Just as Riley begins to heal, Sheriff Garland calls with alarming news: someone spotted Shane Hatcher at Riley’s father’s cabin. The FBI immediately plans a SWAT raid to capture him.
Riley faces her toughest choice yet. Should she warn Hatcher, a dangerous killer but also the man who saved her family? Or should she let him be caught, ending her secret relationship but possibly putting him in prison for life (or worse)?
After painful reflection, Riley decides not to warn him. She removes the gold chain bracelet Hatcher gave her, a symbol of their complicated bond, and leaves it on her dresser. This act represents her choice to finally let go of the dangerous connection that has been poisoning her life.
When the SWAT team arrives at the cabin, Hatcher is gone, he escaped on a hidden motorcycle. But he isn’t grateful for Riley’s silence. He sends her a chilling text message: “You will live to regret it. Your family might not.”

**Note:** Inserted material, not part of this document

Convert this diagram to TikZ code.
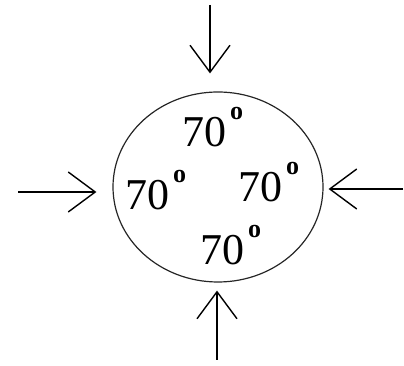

The book ends with Riley standing alone in her kitchen, trembling. She realizes she has made a powerful enemy who knows everything about her, where she lives, who her children are, where they go to school. The threat is no longer abstract; it’s aimed directly at the people she loves most. The story closes on this note of fear and uncertainty, setting up the next book in the series.

Why This Book Stands Out

“Once Stalked” succeeds because it balances exciting crime-solving with genuine human emotion. Riley isn’t a perfect superhero, she makes mistakes, carries guilt, and sometimes chooses poorly (like helping Hatcher escape). Her grief over Lucy’s death feels real and painful, not just a plot device. The tragic loss of a young agent reminds readers that police work carries real risks, and not every story ends with all the good guys walking away unharmed.
The military hazing theme also gives the book depth beyond a simple murder mystery. It raises questions about power, cruelty, and whether violence can ever be justified. even against bullies. Mulligan believes he’s cleaning up corruption, but his actions make him just another killer. Graham believes he committed the murders out of shame. These layers make the story more thoughtful than a straightforward good-versus-evil tale.
Most importantly, the book leaves readers emotionally invested in Riley’s future. Will Hatcher come after her family? Can she rebuild trust with the FBI after her secrets? Will she ever find peace between her work and her home life? These unanswered questions make readers eager to continue with the next book in the series.
In0 simple terms, “Once Stalked” is a fast-paced, emotional story about a talented investigator facing dangers both on the job and in her personal life. It combines clever detective work with real human struggles, creating a thriller that’s not just exciting to read, but also meaningful. With its mix of professional investigation, family drama, moral dilemmas, and a terrifying final threat, the book delivers everything fans of crime fiction look for: suspense, heart, and a story that stays with you long after the last page.